I agree with Paula Hughes: Compared with essential city services like police and fire, leaf pickup is a luxury.

And I also agree with Tom Henry: Residents expect the leaf service, and if it stops, costly problems could result.

But I didn’t expect leaf pickup to blow up into a campaign issue last week. There are a lot more important issues.

With caps limiting property tax revenues that are the main source of money for Indiana’s cities, Fort Wayne will in the future – not next year, but maybe in a few years – be faced with either stiff cutbacks in services or an income tax increase or both. If voters want less government, officials need to start contemplating which services to cut. Hughes did not say leaf pickup should end. But she did ask whether leaf pickup, as handy as it is, should be on the table, and she is right to raise the issue.

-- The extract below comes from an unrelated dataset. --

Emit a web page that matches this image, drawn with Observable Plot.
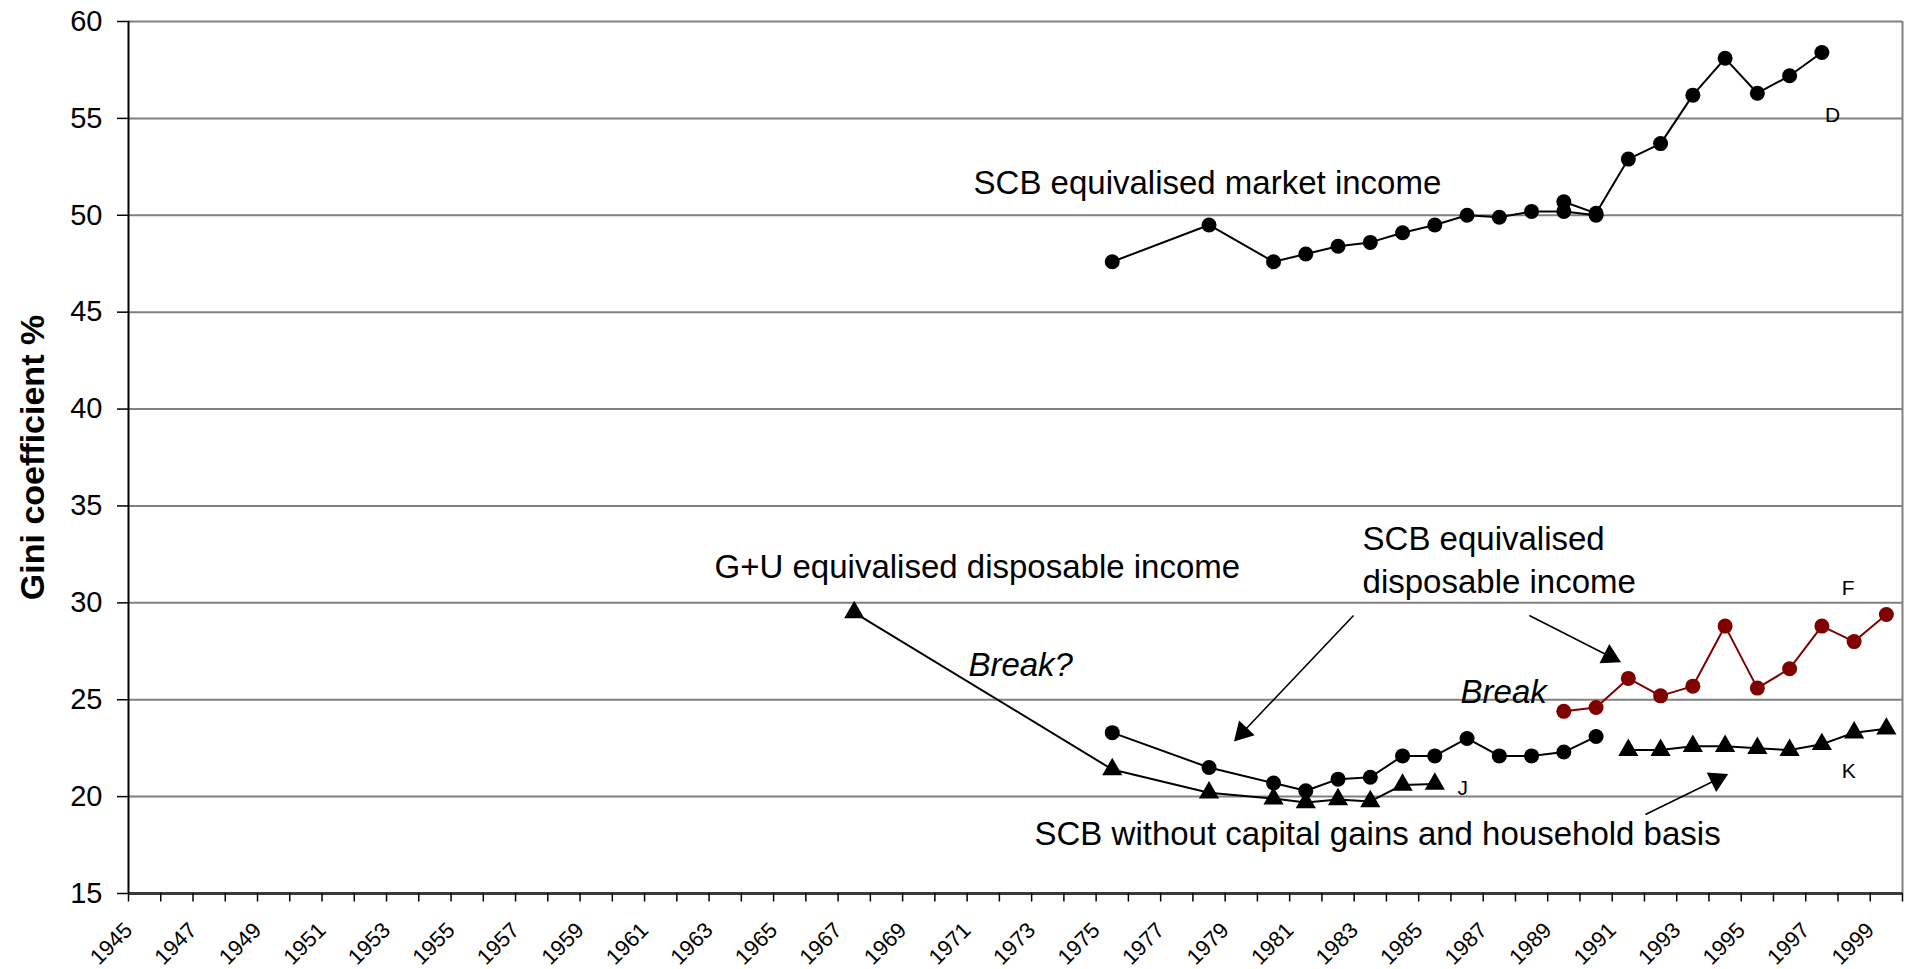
<!DOCTYPE html>
<html>
<head>
<meta charset="utf-8">
<script src="https://cdn.jsdelivr.net/npm/d3@7"></script>
<script src="https://cdn.jsdelivr.net/npm/@observablehq/plot@0.6"></script>
<style>
  html, body { margin: 0; padding: 0; background: #fff; overflow: hidden; }
  #chart svg { display: block; }
</style>
</head>
<body>
<div id="chart"></div>
<script>
// ---------- data ----------
const yTicks = [15, 20, 25, 30, 35, 40, 45, 50, 55, 60];
const tickYears = [1945,1946,1947,1948,1949,1950,1951,1952,1953,1954,1955,1956,1957,1958,1959,1960,1961,1962,1963,1964,1965,1966,1967,1968,1969,1970,1971,1972,1973,1974,1975,1976,1977,1978,1979,1980,1981,1982,1983,1984,1985,1986,1987,1988,1989,1990,1991,1992,1993,1994,1995,1996,1997,1998,1999,2000];
const labelYears = [1945,1947,1949,1951,1953,1955,1957,1959,1961,1963,1965,1967,1969,1971,1973,1975,1977,1979,1981,1983,1985,1987,1989,1991,1993,1995,1997,1999];

// SCB equivalised market income (two overlapping pieces)
const marketYearsA = [1975,1978,1980,1981,1982,1983,1984,1985,1986,1987,1988,1989,1990];
const marketValuesA = [47.6,49.5,47.6,48.0,48.4,48.6,49.1,49.5,50.0,49.9,50.2,50.2,50.0];
const marketYearsB = [1989,1990,1991,1992,1993,1994,1995,1996,1997];
const marketValuesB = [50.7,50.1,52.9,53.7,56.2,58.1,56.3,57.2,58.4];

// SCB equivalised disposable income (black dots, then red after break)
const dispYears = [1975,1978,1980,1981,1982,1983,1984,1985,1986,1987,1988,1989,1990];
const dispValues = [23.3,21.5,20.7,20.3,20.9,21.0,22.1,22.1,23.0,22.1,22.1,22.3,23.1];
const dispNewYears = [1989,1990,1991,1992,1993,1994,1995,1996,1997,1998,1999];
const dispNewValues = [24.4,24.6,26.1,25.2,25.7,28.8,25.6,26.6,28.8,28.0,29.4];

// G+U equivalised disposable income (triangles, "J")
const guYears = [1967,1975,1978,1980,1981,1982,1983,1984,1985];
const guValues = [29.5,21.4,20.2,19.9,19.7,19.85,19.75,20.6,20.65];

// SCB without capital gains, household basis (triangles, "K")
const kYears = [1991,1992,1993,1994,1995,1996,1997,1998,1999];
const kValues = [22.4,22.4,22.6,22.6,22.5,22.4,22.7,23.3,23.5];

// annotations (data units)
const noteTexts = ["SCB equivalised market income", "G+U equivalised disposable income", "SCB equivalised\ndisposable income", "SCB without capital gains and household basis"];
const noteX = [1971.2, 1963.17, 1983.26, 1973.09];
const noteY = [51.12, 31.26, 30.53, 17.48];

const breakTexts = ["Break?", "Break"];
const breakX = [1971.04, 1986.3];
const breakY = [26.25, 24.81];

const letterTexts = ["D", "F", "K", "J"];
const letterX = [1997.6, 1998.12, 1998.12, 1986.2];
const letterY = [54.79, 30.38, 20.94, 20.06];

const arrowX1 = [1982.98, 1988.43, 1992.03];
const arrowY1 = [29.35, 29.35, 19.08];
const arrowX2 = [1979.54, 1990.93, 1994.25];
const arrowY2 = [23.31, 27.23, 20.88];

// ---------- build tables ----------
const W = 1910, H = 969;
const M = {top: 21, right: 8, bottom: 76, left: 128};
const toRows = (ys, vs) => ys.map((y, i) => ({x: y + 0.5, y: vs[i]}));
const marketA = toRows(marketYearsA, marketValuesA);
const marketB = toRows(marketYearsB, marketValuesB);
const disp = toRows(dispYears, dispValues);
const dispNew = toRows(dispNewYears, dispNewValues);
const gu = toRows(guYears, guValues);
const kk = toRows(kYears, kValues);
const notes = noteTexts.map((t, i) => ({t, x: noteX[i], y: noteY[i]}));
const breaks = breakTexts.map((t, i) => ({t, x: breakX[i], y: breakY[i]}));
const letters = letterTexts.map((t, i) => ({t, x: letterX[i], y: letterY[i]}));
const kx = (W - M.left - M.right) / (2000 - 1945);
const ky = (H - M.top - M.bottom) / (60 - 15);
const arrows = arrowX1.map((x1, i) => {
  const x2 = arrowX2[i], y1 = arrowY1[i], y2 = arrowY2[i];
  const ang = Math.atan2((x2 - x1) * kx, (y2 - y1) * ky) * 180 / Math.PI;
  return {x1, y1, x2, y2, ang};
});

const RED = "#800000";
const font = "'Liberation Sans', Arial, Helvetica, sans-serif";

const chart = Plot.plot({
  width: W,
  height: H,
  marginTop: M.top,
  marginRight: M.right,
  marginBottom: M.bottom,
  marginLeft: M.left,
  x: {type: "linear", domain: [1945, 2000]},
  y: {type: "linear", domain: [15, 60]},
  style: {fontFamily: font, color: "#000", background: "#fff", overflow: "visible"},
  marks: [
    Plot.gridY(yTicks.filter(d => d > 15), {stroke: "#808080", strokeOpacity: 1, strokeWidth: 2}),
    Plot.ruleX([2000], {y1: 15, y2: 60, stroke: "#808080", strokeWidth: 2}),
    Plot.ruleY([15], {stroke: "#3a3a3a", strokeWidth: 3}),
    Plot.ruleX([1945], {y1: 15, y2: 60, stroke: "#000", strokeWidth: 2}),
    Plot.axisY({ticks: yTicks, tickSize: 11, tickPadding: 15, fontSize: 29, label: null, tickFormat: d => String(d), strokeWidth: 1.5}),
    Plot.axisX({ticks: tickYears, tickSize: 8.5, tickFormat: () => "", label: null, strokeWidth: 1.5}),
    Plot.text(labelYears, {x: d => d + 0.5, frameAnchor: "bottom", text: d => String(d), rotate: -45, textAnchor: "end", lineAnchor: "bottom", dx: -11, dy: 38, fontSize: 22}),
    Plot.text(["Gini coefficient %"], {frameAnchor: "left", rotate: -90, textAnchor: "middle", lineAnchor: "bottom", dx: -85, fontSize: 34, fontWeight: "bold"}),
    // series lines
    Plot.line(marketA, {x: "x", y: "y", stroke: "#000", strokeWidth: 2}),
    Plot.line(marketB, {x: "x", y: "y", stroke: "#000", strokeWidth: 2}),
    Plot.line(disp, {x: "x", y: "y", stroke: "#000", strokeWidth: 2}),
    Plot.line(dispNew, {x: "x", y: "y", stroke: RED, strokeWidth: 2}),
    Plot.line(gu, {x: "x", y: "y", stroke: "#000", strokeWidth: 2}),
    Plot.line(kk, {x: "x", y: "y", stroke: "#000", strokeWidth: 2}),
    // markers
    Plot.dot(marketA, {x: "x", y: "y", r: 7.5, fill: "#000", symbol: "circle"}),
    Plot.dot(marketB, {x: "x", y: "y", r: 7.5, fill: "#000", symbol: "circle"}),
    Plot.dot(disp, {x: "x", y: "y", r: 7.5, fill: "#000", symbol: "circle"}),
    Plot.dot(dispNew, {x: "x", y: "y", r: 7.5, fill: RED, symbol: "circle"}),
    Plot.dot(gu, {x: "x", y: "y", r: 7.5, fill: "#000", symbol: "triangle"}),
    Plot.dot(kk, {x: "x", y: "y", r: 7.5, fill: "#000", symbol: "triangle"}),
    // arrows
    Plot.link(arrows, {x1: "x1", y1: "y1", x2: "x2", y2: "y2", stroke: "#000", strokeWidth: 1.6}),
    Plot.dot(arrows, {x: "x2", y: "y2", symbol: "triangle", r: 8, fill: "#000", rotate: "ang"}),
    // annotations
    Plot.text(notes, {x: "x", y: "y", text: "t", textAnchor: "start", lineAnchor: "bottom", lineHeight: 1.28, fontSize: 33, fill: "#000"}),
    Plot.text(breaks, {x: "x", y: "y", text: "t", textAnchor: "start", lineAnchor: "bottom", fontSize: 33, fontStyle: "italic", fill: "#000"}),
    Plot.text(letters, {x: "x", y: "y", text: "t", textAnchor: "start", lineAnchor: "bottom", fontSize: 21, fill: "#000"})
  ]
});
document.getElementById("chart").appendChild(chart);
</script>
</body>
</html>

Henry defended the leaf pickup program last week and used the opportunity to attack Hughes. The state Democratic Party followed up with a mailing to potential voters late last week with the headline screaming “PAULA HUGHES SAYS SHE’D STOP LEAF PICKUP BY THE CITY.” That simply isn’t true, and the party did a disservice to voters by stretching the truth so far as to break it. And for the record, Henry himself cut back the program – from three annual pickups to two – his first year in office.

The Henry campaign also accused Hughes of cutting back snow removal when she was on Allen County Council in 2007. Hughes reacted angrily, accusing the mayor of lying about the snow removal.

The county commissioners took the unusual step of responding to a campaign accusation as part of their official government duties, instructing their spokesman to issue a news release on county letterhead that stated the county did cut 19 county highway department workers but “at no time has the removal of snow or ice from County highways been cut, eliminated or reduced in priority.”

But that wasn’t their story four years ago, when their spokeswoman said that because of the job cuts, the county would send 10 to 12 fewer trucks out to plow. After meeting with county highway officials on Nov. 16, 2007, school transportation officials said they were planning on crews taking an additional hour to clear main county roads.

Here’s what the commissioners didn’t say: The county had more than 10 years to plan for the Aboite annexation, and the county auditor had sounded the warning years before that a major cut in funding was coming. But county officials treated the funding cut at the time as a sudden emergency.